THE BLOG
03/27/2010 05:12 am ET | Updated May 25, 2011

Private Sector Lessons in Modernizing Government

Modernizing government - creating a faster, more efficient and customer-friendly experience through the use of technology - is among the Obama Administration's highest priorities. To that end, the president recently hosted dozens of business leaders at a White House Forum, so that they could share their insights. Drawing upon the lessons of that meeting, the following Government Computer News op-ed describes the next steps the federal government should take in order to harness the power of software and technology:

As part of his initiative to modernize government, President Barack Obama recently gathered leading chief executives from some of America's greatest companies, including many from the technology industry. The meetings were the opening salvo in an effort by the president and his administration to learn lessons from the private sector about how best to harness the full power of technology with the goal of increasing efficiency and improving customer service for 300 million citizens.

Over the past 20 years, businesses large and small have utilized technology to increase productivity and profitability, all while improving customer access to information on a global scale. The CEOs attending the White House Forum on Modernizing Government, including Sybase's John Chen, Adobe's Shantanu Narayen, Microsoft's Steve Ballmer and Rosetta Stone's Tom Adams, shared some essential principles and private sector practices that can help guide the government's efforts moving forward.
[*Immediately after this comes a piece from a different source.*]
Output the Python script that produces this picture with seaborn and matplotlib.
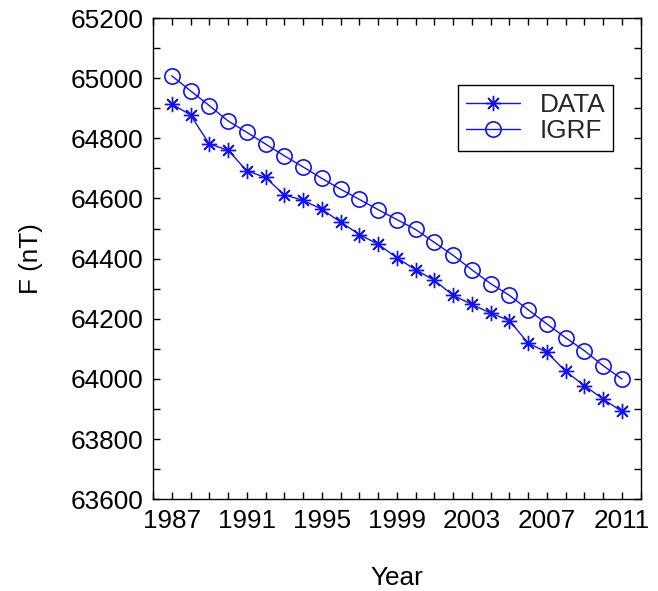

First, they said, the administration should not try to solve everything at once. There are many examples of failed attempts to overhaul massive government systems in one pass -- Social Security and IRS were cited as examples in the meeting. Enormous and complicated legacy challenges cannot be conquered in single effort. Instead, they said, it would be better if the government divided these challenges into smaller, more manageable components with durations of no more than 18 months. These "beacon projects," which must include clear objectives and accountable leadership, would serve as models for later development. Working on smaller projects would also allow additional user feedback, which, the CEO's recommended, should be solicited throughout.